**WORK TO DO**
An exact copy of all the data is required, with pictures left out.

**DATASET SECTION**
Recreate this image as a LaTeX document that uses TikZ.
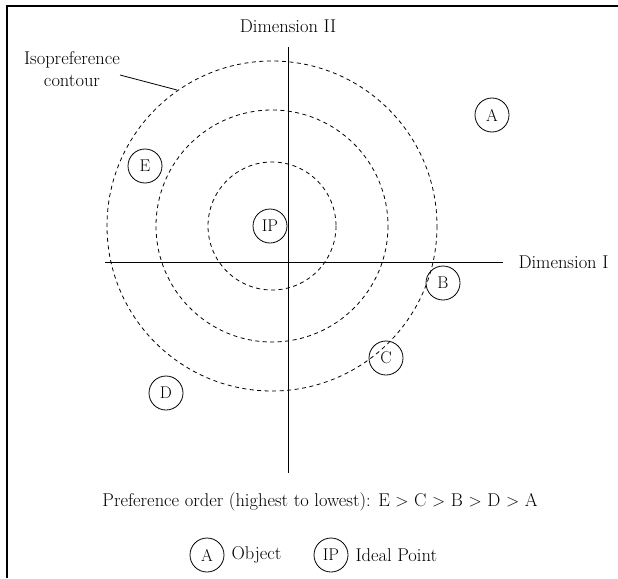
\documentclass[tikz,border=0pt]{standalone}
\begin{document}
\begin{tikzpicture}[x=1pt,y=-1pt,
  obj/.style={draw,circle,minimum size=34pt,inner sep=0pt,line width=0.8pt,font=\fontsize{17}{20}\selectfont},
  contour/.style={dashed,dash pattern=on 4pt off 3.5pt,line width=0.8pt},
  axis/.style={line width=0.9pt},
  lbl/.style={font=\fontsize{18.5}{22}\selectfont}]
\useasboundingbox (0,0) rectangle (618,578);
\draw[line width=2pt] (7,578) -- (7,6) -- (618,6);
% contours
\coordinate (ctr) at (272,226);
\draw[contour] (ctr) circle (64);
\draw[contour] (ctr) circle (116);
\draw[contour] (ctr) circle (165);
% axes
\coordinate (yt) at (288,47);
\coordinate (yb) at (288,473);
\coordinate (xl) at (105,262);
\coordinate (xr) at (503,262);
\draw[axis] (yt) -- (yb);
\draw[axis] (xl) -- (xr);
\node[lbl] (d2) at (288,26) {Dimension II};
\node[lbl,anchor=west] (d1) at (515,262) {Dimension I};
\node[lbl,align=center,text width=120pt,font=\fontsize{18.5}{22}\selectfont] (iso) at (72,69) {Isopreference\\contour};
\coordinate (isoend) at (177,90);
\draw[line width=0.8pt] (120,75) -- (isoend);
% objects
\node[obj] (A) at (492,115) {A};
\node[obj] (E) at (145,166) {E};
\node[obj] (IP) at (270,226) {IP};
\node[obj] (B) at (443,283) {B};
\node[obj] (C) at (386,358) {C};
\node[obj] (D) at (166,393) {D};
% caption
\node[lbl] (pref) at (320,502) {Preference order (highest to lowest): E $>$ C $>$ B $>$ D $>$ A};
\node[obj] (LA) at (207,555) {A};
\node[lbl,anchor=west] (lobj) at (228,555) {Object};
\node[obj] (LIP) at (331,555) {IP};
\node[lbl,anchor=west] (lip) at (352,555) {Ideal Point};
\end{tikzpicture}
\end{document}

**SOLUTION TO THIS PROBLEM**
Recreate this image as a LaTeX document that uses TikZ.
\documentclass[tikz,border=0pt]{standalone}
\begin{document}
\begin{tikzpicture}[x=1pt,y=-1pt,
  obj/.style={draw,circle,minimum size=34pt,inner sep=0pt,line width=0.8pt,font=\fontsize{17}{20}\selectfont},
  contour/.style={dashed,dash pattern=on 4pt off 3.5pt,line width=0.8pt},
  axis/.style={line width=0.9pt},
  lbl/.style={font=\fontsize{18.5}{22}\selectfont}]
\useasboundingbox (0,0) rectangle (618,578);
\draw[line width=2pt] (7,578) -- (7,6) -- (618,6);
% contours
\coordinate (ctr) at (272,226);
\draw[contour] (ctr) circle (64);
\draw[contour] (ctr) circle (116);
\draw[contour] (ctr) circle (165);
% axes
\coordinate (yt) at (288,47);
\coordinate (yb) at (288,473);
\coordinate (xl) at (105,262);
\coordinate (xr) at (503,262);
\draw[axis] (yt) -- (yb);
\draw[axis] (xl) -- (xr);
\node[lbl] (d2) at (288,26) {Dimension II};
\node[lbl,anchor=west] (d1) at (515,262) {Dimension I};
\node[lbl,align=center,text width=120pt,font=\fontsize{18.5}{22}\selectfont] (iso) at (72,69) {Isopreference\\contour};
\coordinate (isoend) at (177,90);
\draw[line width=0.8pt] (120,75) -- (isoend);
% objects
\node[obj] (A) at (492,115) {A};
\node[obj] (E) at (145,166) {E};
\node[obj] (IP) at (270,226) {IP};
\node[obj] (B) at (443,283) {B};
\node[obj] (C) at (386,358) {C};
\node[obj] (D) at (166,393) {D};
% caption
\node[lbl] (pref) at (320,502) {Preference order (highest to lowest): E $>$ C $>$ B $>$ D $>$ A};
\node[obj] (LA) at (207,555) {A};
\node[lbl,anchor=west] (lobj) at (228,555) {Object};
\node[obj] (LIP) at (331,555) {IP};
\node[lbl,anchor=west] (lip) at (352,555) {Ideal Point};
\end{tikzpicture}
\end{document}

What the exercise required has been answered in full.